Riley stepped closer. “I’m Riley and this is Emerson. Maybe we can help you.”
The woman cautiously approached the bars. “I’m Margo Tanner. We were hiking in Kilauea and got lost. We ended up spending the night in a cave. The park rangers who found us told us we were trespassing in a restricted area.”
“Did you see anything unusual?”
“They were drilling for oil,” Margo said. “I didn’t even know there was oil under Hawaii.”
Emerson and Riley exchanged glances. “We have to get her out of there,” Riley said. “I’d shoot the lock, but the gunshot would definitely be heard.”
Margo pointed at the wall on the opposite side of the tunnel. “There’s an electrical panel over there that locks and unlocks the doors.”
Emerson pushed the button marked CELL THREE. There was an audible click, and the door popped open. The woman rushed out and hugged Riley.
Emerson looked around the room at the other cells. They were empty.
“You said ‘We were hiking.’ Is there somebody else here too?”
Margo nodded. “His name is Richard. I don’t really know him. We met on the hiking trail and were walking together when we got lost.” She pointed down the tunnel. “About half an hour ago some scary military-looking guy with a close-shaved head and a three-day-old beard came and dragged him away. I thought I was next when you two came in.”
Riley grimaced. “Tin Man.”
“You’re in a lava tube underneath Mauna Kea,” Emerson said to the woman. “There’s a bunch of ATVs in the next room. Take one and follow the tube about a half mile to the exit. We have some friends there, and they’ll help you get back to the main road.”
Margo looked nervously in the direction Tin Man had taken Richard. “What about my friend?”
“We’ll try to find him,” Riley said. “You just get out of here, and don’t tell anybody about what you saw. You can’t trust anybody.”
Margo ran down the tube, and Riley turned to Emerson. “What do you suppose Tin Man did with the other hiker?”
“He didn’t take him to Disneyland,” Emerson said. “You stay here. I’m going to go further down the tube and look for him.”
“We’ll both look for him. I don’t want you to have to rely on that pathetic Vulcan nerve pinch if you run into the bad guys.”
They walked past the cells and down the tunnel for another hundred yards before it opened up into a large, clean, well-lit room set up similarly to the laboratory in Yellowstone, minus the equipment for processing the magma.
Riley and Emerson paused, plastered themselves against the side of the dark lava tube, and looked inside. A large Penning trap sat in the middle of the room, surrounded by four smaller portable traps. Tin Man and Bart Young were there, as well as a dozen soldiers wearing Rough Rider uniforms. They were all standing around watching a glass cage in the southwest corner.

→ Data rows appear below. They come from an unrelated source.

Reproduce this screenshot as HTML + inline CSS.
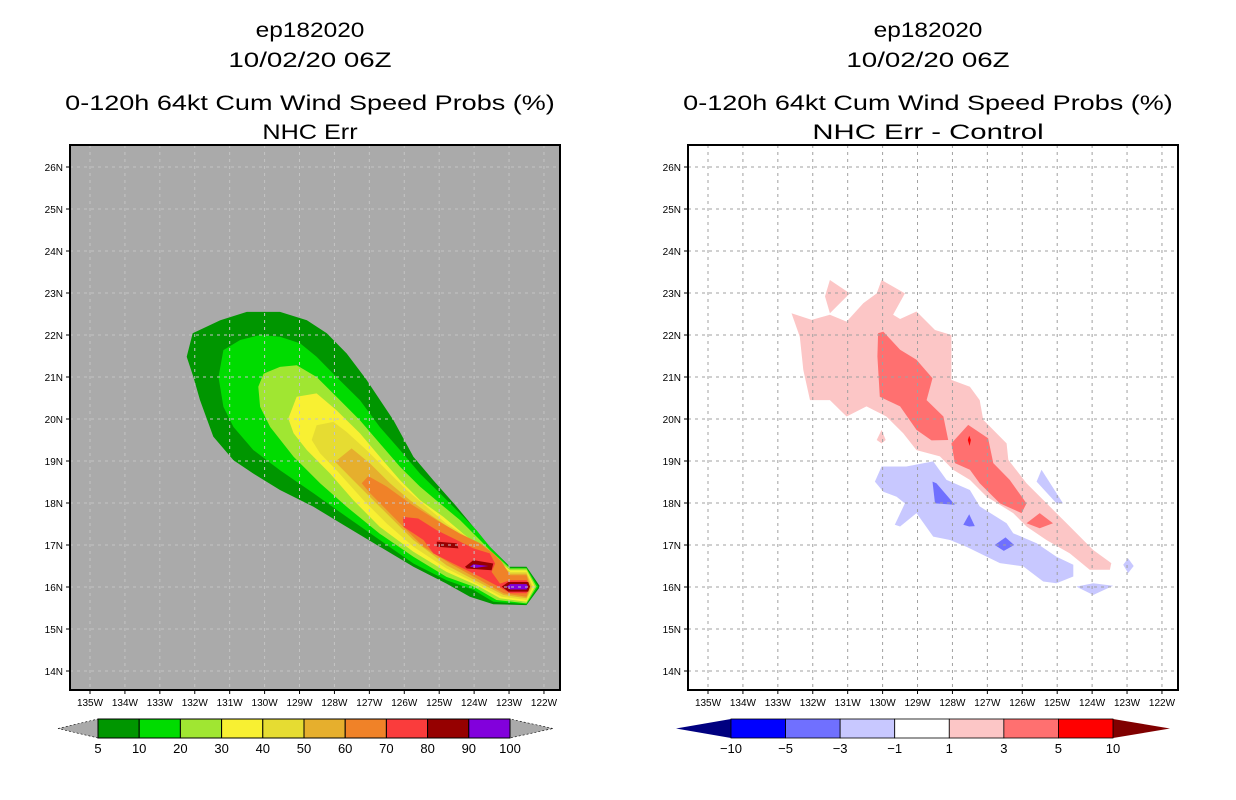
<!DOCTYPE html>
<html><head><meta charset="utf-8"><style>
html,body{margin:0;padding:0;background:#fff;width:1236px;height:800px;overflow:hidden}
svg{display:block;font-family:"Liberation Sans",sans-serif}
</style></head><body>
<svg id="chart" width="1236" height="800" viewBox="0 0 1236 800"></svg>
<script>
// ---------- data ----------
const lonTicks=[135,134,133,132,131,130,129,128,127,126,125,124,123,122];
const latTicks=[26,25,24,23,22,21,20,19,18,17,16,15,14];
const leftLevels=[5,10,20,30,40,50,60,70,80,90,100];
const leftColors=["#009600","#00dc00","#a0e632","#f8f032","#e6dc32","#e6af2d","#f08228","#fa3c3c","#960000","#8200dc"];
const rightLevels=[-10,-5,-3,-1,1,3,5,10];
const rightColors=["#0000ff","#7070ff","#c8c8ff","#ffffff","#fcc6c6","#ff7070","#ff0000"];
// left contour polygons [lonW, lat]
const p5=[[132.23,21.48],[132.06,22.04],[131.27,22.35],[130.51,22.55],[129.56,22.55],[128.79,22.35],[128.22,22.04],[127.65,21.56],[127.08,20.93],[126.31,19.97],[125.74,19.10],[125.17,18.54],[124.50,17.91],[124.02,17.43],[123.55,16.96],[122.97,16.48],[122.50,16.48],[122.11,16.01],[122.50,15.57],[123.45,15.59],[124.12,15.77],[124.79,16.08],[125.74,16.48],[126.70,16.96],[127.65,17.43],[128.60,17.91],[129.56,18.31],[130.32,18.70],[130.89,19.02],[131.47,19.58],[131.85,20.45],[132.04,21.00]];
const p10=[[131.32,21.00],[131.18,21.64],[130.70,21.88],[130.13,22.00],[129.56,21.96],[128.98,21.80],[128.51,21.48],[127.94,21.00],[127.27,20.45],[126.70,19.81],[126.12,19.26],[125.55,18.70],[124.98,18.23],[124.40,17.75],[123.93,17.35],[123.55,16.96],[122.97,16.46],[122.50,16.46],[122.16,16.01],[122.50,15.59],[123.45,15.65],[124.02,15.93],[124.79,16.16],[125.74,16.56],[126.70,17.12],[127.65,17.67],[128.60,18.23],[129.56,18.78],[130.32,19.26],[130.89,19.81],[131.18,20.29]];
const p20=[[130.18,20.77],[130.03,21.08],[129.56,21.24],[129.08,21.28],[128.51,21.00],[127.94,20.53],[127.27,19.97],[126.70,19.42],[126.12,18.86],[125.55,18.39],[124.98,17.99],[124.40,17.59],[123.93,17.20],[123.55,16.88],[122.97,16.44],[122.50,16.44],[122.21,16.01],[122.50,15.61],[123.36,15.69],[124.02,16.01],[124.79,16.24],[125.74,16.72],[126.70,17.27],[127.65,17.91],[128.41,18.47],[129.17,19.10],[129.84,19.81],[130.13,20.29]];
const p30=[[129.32,20.01],[129.08,20.53],[128.51,20.61],[127.94,20.21],[127.27,19.66],[126.70,19.10],[126.12,18.54],[125.55,18.07],[124.88,17.67],[124.31,17.27],[123.83,16.96],[123.45,16.72],[122.97,16.40],[122.50,16.40],[122.26,16.01],[122.50,15.65],[123.26,15.73],[123.93,16.04],[124.79,16.36],[125.74,16.84],[126.70,17.43],[127.46,18.07],[128.12,18.70],[128.79,19.26],[129.17,19.66]];
const p40=[[128.65,19.50],[128.51,19.85],[128.03,19.93],[127.65,19.69],[127.08,19.26],[126.50,18.78],[125.93,18.31],[125.36,17.91],[124.79,17.51],[124.21,17.20],[123.74,16.92],[123.40,16.68],[122.97,16.36],[122.50,16.36],[122.31,16.01],[122.50,15.69],[123.21,15.77],[123.93,16.08],[124.79,16.44],[125.74,16.96],[126.50,17.51],[127.17,18.07],[127.94,18.78],[128.41,19.18]];
const p50=[[127.98,18.98],[127.51,19.30],[126.98,18.94],[126.41,18.47],[125.84,18.07],[125.17,17.67],[124.60,17.35],[124.02,17.08],[123.59,16.84],[123.31,16.64],[122.97,16.32],[122.50,16.32],[122.35,16.01],[122.50,15.73],[123.16,15.81],[123.88,16.12],[124.79,16.52],[125.74,17.12],[126.31,17.59],[126.89,18.07],[127.46,18.54]];
const p60=[[127.22,18.47],[127.03,18.64],[126.50,18.39],[125.84,17.99],[125.07,17.59],[124.40,17.27],[123.83,17.04],[123.45,16.80],[123.21,16.60],[122.97,16.28],[122.50,16.28],[122.40,16.01],[122.50,15.77],[123.16,15.85],[123.83,16.16],[124.69,16.56],[125.45,16.96],[125.93,17.35],[126.50,17.83],[126.98,18.23]];
const p70=[[126.04,17.67],[125.60,17.63],[125.07,17.35],[124.50,17.12],[124.02,16.92],[123.55,16.80],[123.40,16.56],[123.50,16.36],[123.26,16.08],[122.97,16.16],[122.50,16.16],[122.40,16.01],[122.50,15.85],[122.97,15.85],[123.21,15.97],[123.83,16.24],[124.60,16.56],[125.17,16.80],[125.45,17.12],[126.02,17.43]];
const p80a=[[125.07,17.08],[124.50,17.04],[124.45,16.92],[125.07,16.96]];
const p80b=[[124.26,16.48],[124.02,16.64],[123.45,16.56],[123.50,16.40],[124.21,16.44]];
const p80c=[[123.21,16.01],[123.02,16.12],[122.45,16.12],[122.40,16.01],[122.45,15.89],[123.02,15.89]];
const p90a=[[124.12,16.48],[124.02,16.54],[123.59,16.50],[123.93,16.46]];
const p90b=[[123.07,16.01],[122.97,16.07],[122.50,16.07],[122.45,16.01],[122.50,15.94],[122.97,15.94]];
// right contour polygons
const pos1=[[132.61,22.52],[132.03,22.36],[131.51,22.48],[131.03,22.32],[130.55,22.76],[130.17,22.99],[130.03,23.31],[129.36,22.99],[129.70,22.48],[129.50,22.38],[129.03,22.56],[128.50,22.12],[128.03,22.00],[128.03,20.93],[127.50,20.77],[127.22,20.45],[127.12,19.98],[126.45,19.42],[126.40,19.03],[125.88,18.47],[125.12,17.84],[124.73,17.52],[124.35,17.20],[123.97,16.88],[123.45,16.57],[123.49,16.41],[124.07,16.41],[124.64,16.80],[125.31,17.12],[125.88,17.44],[126.26,17.76],[127.02,18.15],[127.50,18.55],[127.98,18.79],[128.36,19.11],[129.03,19.26],[129.41,19.66],[129.89,20.06],[130.46,20.30],[131.03,20.06],[131.51,20.45],[132.08,20.45],[132.27,21.17],[132.37,21.96]];
const pos1b=[[131.65,22.92],[131.51,23.31],[130.94,22.99],[131.51,22.52]];
const pos1c=[[130.17,19.50],[130.03,19.74],[129.91,19.50],[130.03,19.42]];
const pos3a=[[130.13,22.04],[129.98,22.08],[129.50,21.65],[129.03,21.41],[128.57,20.97],[128.74,20.45],[128.26,20.06],[128.12,19.50],[128.60,19.49],[129.03,19.74],[129.50,20.30],[130.08,20.53],[130.15,21.49]];
const pos3b=[[128.03,19.42],[127.55,19.86],[126.98,19.54],[126.83,18.95],[126.36,18.55],[125.88,17.99],[126.02,17.76],[126.64,17.99],[127.22,18.47],[127.50,18.79],[127.93,18.95]];
const pos3c=[[125.88,17.52],[125.50,17.76],[125.12,17.52],[125.50,17.40]];
const pos5=[[127.56,19.50],[127.52,19.60],[127.47,19.50],[127.51,19.36]];
const neg1=[[130.22,18.51],[130.03,18.87],[129.32,18.87],[128.55,18.99],[128.17,18.55],[127.50,18.31],[127.22,17.92],[126.45,17.52],[126.26,17.28],[125.59,17.04],[125.02,16.72],[124.54,16.53],[124.54,16.25],[125.02,16.09],[125.40,16.13],[125.97,16.49],[126.64,16.57],[127.60,16.96],[128.07,17.12],[128.55,17.20],[129.03,17.76],[129.50,17.44],[129.65,17.48],[129.36,17.99],[129.60,18.15],[129.98,18.27]];
const neg1b=[[125.59,18.51],[125.45,18.79],[124.83,17.99],[125.02,17.99]];
const neg1c=[[123.11,16.53],[122.97,16.68],[122.81,16.50],[122.97,16.33]];
const neg1d=[[124.45,16.01],[123.97,16.09],[123.40,16.03],[123.97,15.81]];
const neg3a=[[128.57,18.51],[128.46,18.47],[127.93,17.96],[128.50,17.99]];
const neg3b=[[127.69,17.48],[127.52,17.73],[127.36,17.45],[127.52,17.44]];
const neg3c=[[126.79,17.00],[126.48,17.18],[126.23,17.00],[126.53,16.86]];

// ---------- drawing ----------
const NS="http://www.w3.org/2000/svg";
const svg=document.getElementById('chart');
function mk(tag,attrs,parent){const e=document.createElementNS(NS,tag);for(const k in attrs)e.setAttribute(k,attrs[k]);(parent||svg).appendChild(e);return e;}
function panel(x0,name){
  const X0=x0, W=490, Y0=145, H=545;
  const xs=lw=>X0+20+(135-lw)*34.92;
  const ys=lat=>167+(26-lat)*42;
  return {X0,W,Y0,H,xs,ys,name};
}
const L=panel(70,'left'), R=panel(688,'right');

function title(p,lines,cx){
  lines.forEach((t,i)=>{
    const y=[37,67,110,139][i];
    const w=[ (t.length*13.6) ][0];
    const el=mk('text',{x:cx,y:y,'text-anchor':'middle','font-size':21,textLength:w,lengthAdjust:'spacingAndGlyphs',fill:'#000'});
    el.textContent=t;
    
    
  });
}
title(L,["ep182020","10/02/20 06Z","0-120h 64kt Cum Wind Speed Probs (%)","NHC Err"],310);
title(R,["ep182020","10/02/20 06Z","0-120h 64kt Cum Wind Speed Probs (%)","NHC Err - Control"],928);

function poly(p,pts,fill,nm){
  const d=pts.map(q=>p.xs(q[0]).toFixed(1)+','+p.ys(q[1]).toFixed(1)).join(' ');
  const e=mk('polygon',{points:d,fill:fill});
  
  
}
function frame(p,bg,gridColor){
  const g=mk('rect',{x:p.X0,y:p.Y0,width:p.W,height:p.H,fill:bg});
  
  
}
function gridAxes(p,gridColor){
  lonTicks.forEach(lw=>{
    const x=p.xs(lw);
    const gl=mk('line',{x1:x,x2:x,y1:p.Y0,y2:p.Y0+p.H,stroke:gridColor,'stroke-width':1,'stroke-dasharray':'3,4'});
    
    
    mk('line',{x1:x,x2:x,y1:p.Y0+p.H,y2:p.Y0+p.H+4,stroke:'#000','stroke-width':1});
    const t=mk('text',{x:x,y:p.Y0+p.H+16,'text-anchor':'middle','font-size':10,fill:'#000'});
    t.textContent=lw+'W';
    
    
  });
  latTicks.forEach(la=>{
    const y=p.ys(la);
    const gl=mk('line',{x1:p.X0,x2:p.X0+p.W,y1:y,y2:y,stroke:gridColor,'stroke-width':1,'stroke-dasharray':'3,4'});
    
    
    mk('line',{x1:p.X0-4,x2:p.X0,y1:y,y2:y,stroke:'#000','stroke-width':1});
    const t=mk('text',{x:p.X0-7,y:y+4,'text-anchor':'end','font-size':10,fill:'#000'});
    t.textContent=la+'N';
    
    
  });
  const b=mk('rect',{x:p.X0,y:p.Y0,width:p.W,height:p.H,fill:'none',stroke:'#000','stroke-width':2});
  
  
}
// left
frame(L,'#aaaaaa');
[[p5,0],[p10,1],[p20,2],[p30,3],[p40,4],[p50,5],[p60,6],[p70,7],[p80a,8],[p80b,8],[p80c,8],[p90a,9],[p90b,9]].forEach(([pts,i],k)=>poly(L,pts,leftColors[i],'prob-contour-'+leftLevels[i]+'-'+k));
gridAxes(L,'#c4c4c4');
// right
frame(R,'#ffffff');
[[pos1,4],[pos1b,4],[pos1c,4],[pos3a,5],[pos3b,5],[pos3c,5],[pos5,6],[neg1,2],[neg1b,2],[neg1c,2],[neg1d,2],[neg3a,1],[neg3b,1],[neg3c,1]].forEach(([pts,i],k)=>poly(R,pts,rightColors[i],'diff-contour-'+rightLevels[i]+'-'+k));
gridAxes(R,'#a0a0a0');

// colorbars
function colorbar(x0,x1,left,right,levels,colors,lc,rc,nm){
  const y0=719,y1=738,ym=728.5;
  const n=colors.length, bw=(x1-x0)/n;
  const tl=mk('polygon',{points:`${left},${ym} ${x0},${y0} ${x0},${y1}`,fill:lc,stroke:'#000','stroke-width':0.6,'stroke-dasharray':'2,2'});
  
  
  const tr=mk('polygon',{points:`${right},${ym} ${x1},${y0} ${x1},${y1}`,fill:rc,stroke:'#000','stroke-width':0.6,'stroke-dasharray':'2,2'});
  
  
  colors.forEach((c,i)=>{
    const r=mk('rect',{x:x0+i*bw,y:y0,width:bw,height:y1-y0,fill:c,stroke:'#000','stroke-width':1});
    
    
  });
  const offs=levels.length===colors.length+1?0:1;
  levels.forEach((v,i)=>{
    const t=mk('text',{x:x0+(i+offs-(offs?1:0))*bw,y:753,'text-anchor':'middle','font-size':13,fill:'#000'});
    t.textContent=String(v).replace('-','\u2212');
    
    
  });
}
colorbar(98,510,58,553,leftLevels,leftColors,'#aaaaaa','#aaaaaa','left-colorbar');
// right: levels sit on internal boundaries incl. outer edges of first/last box
(function(){
  const x0=731,x1=1113,n=rightColors.length,bw=(x1-x0)/n;
  const y0=719,y1=738,ym=728.5;
  const tl=mk('polygon',{points:`676,${ym} ${x0},${y0} ${x0},${y1}`,fill:'#000080'});
  
  
  const tr=mk('polygon',{points:`1170,${ym} ${x1},${y0} ${x1},${y1}`,fill:'#800000'});
  
  
  rightColors.forEach((c,i)=>{
    const r=mk('rect',{x:x0+i*bw,y:y0,width:bw,height:y1-y0,fill:c,stroke:'#000','stroke-width':0.8});
    
    
  });
  rightLevels.forEach((v,i)=>{
    const t=mk('text',{x:x0+i*bw,y:753,'text-anchor':'middle','font-size':13,fill:'#000'});
    t.textContent=String(v).replace('-','\u2212');
    
    
  });
})();
</script>
</body></html>
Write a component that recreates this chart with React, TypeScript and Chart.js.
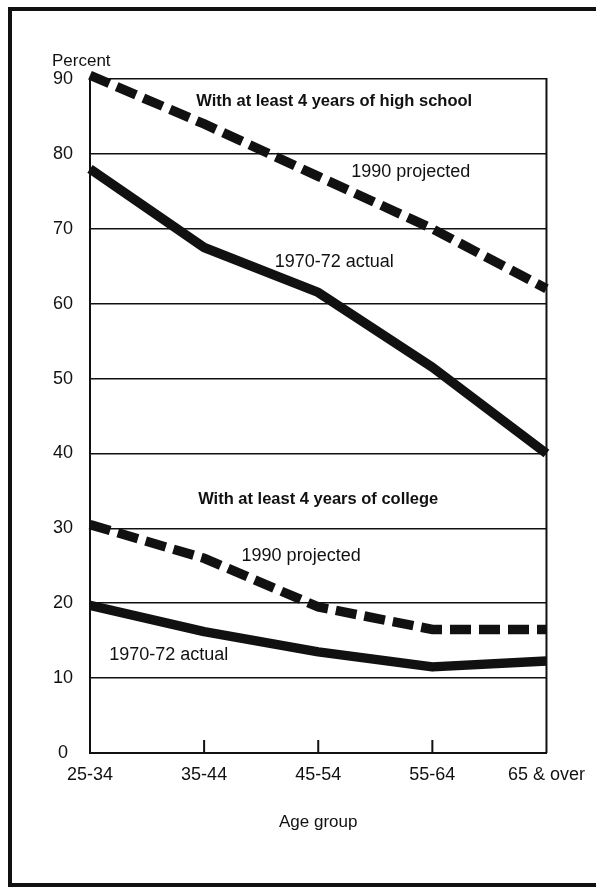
import React, { useEffect, useRef } from "react";
import { Chart, registerables } from "chart.js";

Chart.register(...registerables);

const categories = ["25-34", "35-44", "45-54", "55-64", "65 & over"];
const highSchoolProjected = [90.5, 84, 77, 70, 62];
const highSchoolActual = [78, 67.5, 61.5, 51.5, 40];
const collegeProjected = [30.5, 26, 19.5, 16.5, 16.5];
const collegeActual = [19.7, 16.2, 13.5, 11.5, 12.3];
const yTicks = [0, 10, 20, 30, 40, 50, 60, 70, 80, 90];

// annotation texts: [text, category index (fractional), value, bold]
const annotations: [string, number, number, boolean][] = [
  ["With at least 4 years of high school", 2.14, 87.0, true],
  ["1990 projected", 2.81, 77.6, false],
  ["1970-72 actual", 2.14, 65.6, false],
  ["With at least 4 years of college", 2.0, 33.8, true],
  ["1990 projected", 1.85, 26.3, false],
  ["1970-72 actual", 0.69, 13.1, false],
];

const INK = "#111111";
const FONT = "'Liberation Sans', Arial, Helvetica, sans-serif";

const decor = {
  id: "decor",
  beforeDatasetsDraw(chart: any) {
    const { ctx, chartArea: a, scales } = chart;
    const x = scales.x;
    ctx.save();
    ctx.strokeStyle = INK;
    ctx.lineWidth = 2;
    ctx.beginPath();
    ctx.moveTo(a.right, a.top - 1);
    ctx.lineTo(a.right, a.bottom);
    for (let i = 1; i < categories.length - 1; i++) {
      const px = x.getPixelForTick(i);
      ctx.moveTo(px, a.bottom);
      ctx.lineTo(px, a.bottom - 13);
    }
    ctx.stroke();
    ctx.fillStyle = INK;
    ctx.font = `17px ${FONT}`;
    ctx.textAlign = "left";
    ctx.textBaseline = "middle";
    ctx.fillText("Percent", a.left - 38, a.top - 18);
    ctx.restore();
  },
  afterDatasetsDraw(chart: any) {
    const { ctx, scales } = chart;
    ctx.save();
    ctx.fillStyle = INK;
    ctx.textAlign = "center";
    ctx.textBaseline = "middle";
    for (const [text, xi, v, bold] of annotations) {
      ctx.font = bold ? `bold 16.5px ${FONT}` : `18px ${FONT}`;
      ctx.fillText(text, scales.x.getPixelForValue(xi), scales.y.getPixelForValue(v));
    }
    ctx.restore();
  },
};

export default function App() {
  const ref = useRef<HTMLCanvasElement | null>(null);
  useEffect(() => {
    if (!ref.current) return;
    const solid = (data: number[]) => ({
      data,
      borderColor: INK,
      borderWidth: 9.5,
      pointRadius: 0,
      tension: 0,
      fill: false,
      clip: false as any,
      borderCapStyle: "butt" as const,
      borderJoinStyle: "round" as const,
    });
    const dashed = (data: number[]) => ({
      ...solid(data),
      borderWidth: 9.5,
      borderDash: [21, 8],
      borderJoinStyle: "miter" as const,
    });
    const chart = new Chart(ref.current, {
      type: "line",
      data: {
        labels: categories,
        datasets: [
          { label: "High school 1990 projected", ...dashed(highSchoolProjected) },
          { label: "High school 1970-72 actual", ...solid(highSchoolActual) },
          { label: "College 1990 projected", ...dashed(collegeProjected) },
          { label: "College 1970-72 actual", ...solid(collegeActual) },
        ],
      },
      options: {
        responsive: false,
        animation: false,
        events: [],
        layout: { padding: { left: 0, right: 48, top: 71, bottom: 52 } },
        plugins: { legend: { display: false }, tooltip: { enabled: false }, title: { display: false } },
        scales: {
          x: {
            type: "category",
            offset: false,
            grid: { display: false, drawTicks: false },
            border: { display: true, color: INK, width: 2 },
            ticks: { color: INK, font: { family: FONT, size: 18 }, padding: 11, maxRotation: 0, autoSkip: false },
            title: { display: true, text: "Age group", color: INK, font: { family: FONT, size: 17 }, padding: { top: 0, bottom: 0 } },
            afterFit: (s: any) => { s.height = 80; },
          },
          y: {
            min: 0,
            max: 90,
            afterBuildTicks: (s: any) => { s.ticks = yTicks.map((v) => ({ value: v })); },
            grid: { color: INK, lineWidth: 1.5, drawTicks: false },
            border: { display: true, color: INK, width: 2 },
            ticks: { color: INK, font: { family: FONT, size: 18 }, padding: 17, crossAlign: "center" },
            afterFit: (s: any) => { s.width = 82; },
          },
        },
      },
      plugins: [decor],
    });
    return () => chart.destroy();
  }, []);

  return (
    <div style={{ position: "fixed", left: 0, top: 0, width: 602, height: 888, overflow: "hidden", background: "#fff" }}>
      <canvas
        ref={ref}
        width={588}
        height={877}
        style={{ position: "absolute", left: 8, top: 8, width: 588, height: 877 }}
      />
      <div
        style={{
          position: "absolute",
          left: 8,
          top: 7,
          width: 588,
          height: 880,
          boxSizing: "border-box",
          borderLeft: `4px solid ${INK}`,
          borderTop: `4px solid ${INK}`,
          borderBottom: `4px solid ${INK}`,
          pointerEvents: "none",
        }}
      />
    </div>
  );
}
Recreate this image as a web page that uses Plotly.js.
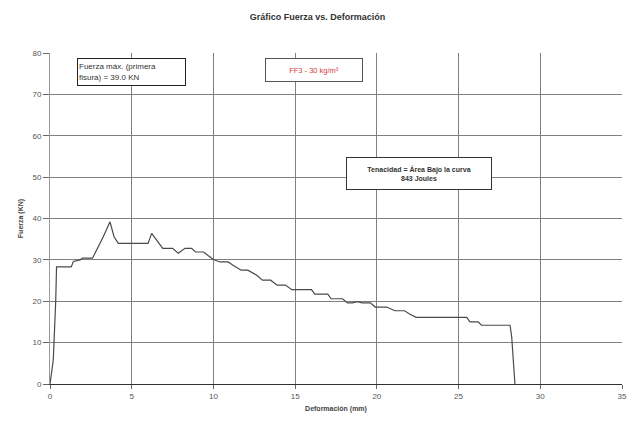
<!DOCTYPE html>
<html>
<head>
<meta charset="utf-8">
<script src="https://cdn.plot.ly/plotly-3.0.1.min.js"></script>
<style>html,body{margin:0;padding:0;background:#fff;}#chart{width:635px;height:425px;}</style>
</head>
<body>
<div id="chart"></div>
<script>
const deformacion = [0,0.2,0.35,0.4,1.3,1.43,1.84,2.0,2.6,2.86,3.26,3.67,3.92,4.18,6.0,6.22,6.5,6.9,7.5,7.85,8.26,8.67,8.9,9.4,9.69,10.0,10.4,10.9,11.2,11.7,12.1,12.65,13.0,13.5,13.9,14.4,14.8,16.0,16.2,17.0,17.2,17.9,18.2,18.5,18.8,19.1,19.6,19.9,20.6,21.1,21.7,22.0,22.4,25.5,25.7,26.2,26.4,28.15,28.25,28.45];
const fuerza = [0,5.8,20,28.3,28.3,29.6,30,30.4,30.4,32.4,35.6,39.2,35.6,34,34,36.4,34.8,32.8,32.8,31.6,32.8,32.8,31.9,31.9,31,30.1,29.5,29.5,28.7,27.5,27.5,26.3,25.1,25.1,23.9,23.9,22.8,22.8,21.7,21.7,20.6,20.6,19.6,19.6,19.9,19.6,19.6,18.6,18.6,17.7,17.7,16.9,16.1,16.1,15.0,15.0,14.2,14.2,11.4,0];
const xTicks = [0,5,10,15,20,25,30,35];
const yTicks = [0,10,20,30,40,50,60,70,80];

const font = "Liberation Sans, Arial, sans-serif";
const trace = {
  x: deformacion, y: fuerza, type: 'scatter', mode: 'lines',
  line: {color: '#4a4a4a', width: 1.2}, hoverinfo: 'skip'
};
const layout = {
  width: 635, height: 425,
  margin: {l: 50, r: 13, t: 53, b: 41},
  paper_bgcolor: '#fff', plot_bgcolor: '#fff',
  showlegend: false,
  font: {family: font, size: 8, color: '#444'},
  title: {text: '<b>Gráfico Fuerza vs. Deformación</b>', x: 0.5, xanchor: 'center', y: 0.96, yanchor: 'middle', font: {family: font, size: 9, color: '#333'}},
  xaxis: {
    range: [0, 35], tickvals: xTicks, ticktext: xTicks.map(String),
    showgrid: true, gridcolor: '#808080', gridwidth: 1,
    showline: true, linecolor: '#333', linewidth: 1,
    ticks: 'outside', ticklen: 4, tickcolor: '#666', zeroline: false,
    tickfont: {size: 8, color: '#555'},
    title: {text: '<b>Deformación (mm)</b>', font: {size: 7, color: '#444'}, standoff: 6}
  },
  yaxis: {
    range: [0, 80], tickvals: yTicks, ticktext: yTicks.map(String),
    showgrid: true, gridcolor: '#808080', gridwidth: 1,
    showline: true, linecolor: '#999', linewidth: 1,
    ticks: 'outside', ticklen: 6, tickcolor: '#666', zeroline: false,
    tickfont: {size: 8, color: '#555'},
    title: {text: '<b>Fuerza (KN)</b>', font: {size: 7, color: '#444'}, standoff: 8}
  },
  annotations: [
    {xref: 'x', yref: 'y', x: 4.96, y: 75.4, showarrow: false, align: 'left',
     text: 'Fuerza máx. (primera<br>fisura) = 39.0 KN', font: {size: 8, color: '#333'},
     bordercolor: '#222', borderwidth: 1, bgcolor: '#fff', width: 105, height: 24, borderpad: 1},
    {xref: 'x', yref: 'y', x: 16.16, y: 75.8, showarrow: false,
     text: 'FF3 - 30 kg/m³', font: {size: 7.5, color: '#d04040'},
     bordercolor: '#555', borderwidth: 1, bgcolor: '#fff', width: 94, height: 20, borderpad: 1},
    {xref: 'x', yref: 'y', x: 22.6, y: 50.8, showarrow: false,
     text: '<b>Tenacidad = Área Bajo la curva<br>843 Joules</b>', font: {size: 7, color: '#333'},
     bordercolor: '#333', borderwidth: 1, bgcolor: '#fff', width: 142, height: 29, borderpad: 1}
  ]
};
Plotly.newPlot('chart', [trace], layout, {staticPlot: true, displayModeBar: false});
</script>
</body>
</html>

A small Asian woman, dressed entirely in black, was manning a control booth in front of the cage. She had a slim, athletic build and long black hair, and she was wearing large, round glasses with black frames.
A middle-aged man with a bloody lip and a bruised eye stood in the center of the cage, shackled to the floor, like a zoo animal.
“That must be the hiker,” Riley whispered.
Bart Young was fixated on the enclosure. “Berta, are you certain we’re safe out here?” he asked the Asian woman.
“Absolutely. I can’t say the same for him,” Berta said, gesturing toward the man in the glass cage.
“How does it work?” the director asked.
“The enclosure was built based on the same principles behind the Penning trap. There’s a magnetic field surrounding it and acting as a barrier between what’s on the inside and what’s on the outside. Everything outside the case is safe, and the glass is also protected. You will soon see what happens inside the case.”
Tin Man was staring at Richard. “And if the magnetic field fails?”
“We’ll all be destroyed. Possibly the whole mountain will be destroyed. It’s hard to say how far it would progress before reaching a state of equilibrium. That’s why we need to conduct more field experiments before we load it into the weapon. I don’t want a repeat of the fiasco in Samoa.”
“In a way, I’m jealous of him,” Tin Man said, motioning toward the man in the cage. “This is a historic moment. No one in the history of the world has ever died this way. It’s like being the first person to walk on the moon.”
“Yes, yes, yes,” Bart Young said. “Enough talking. Let’s see the demonstration.”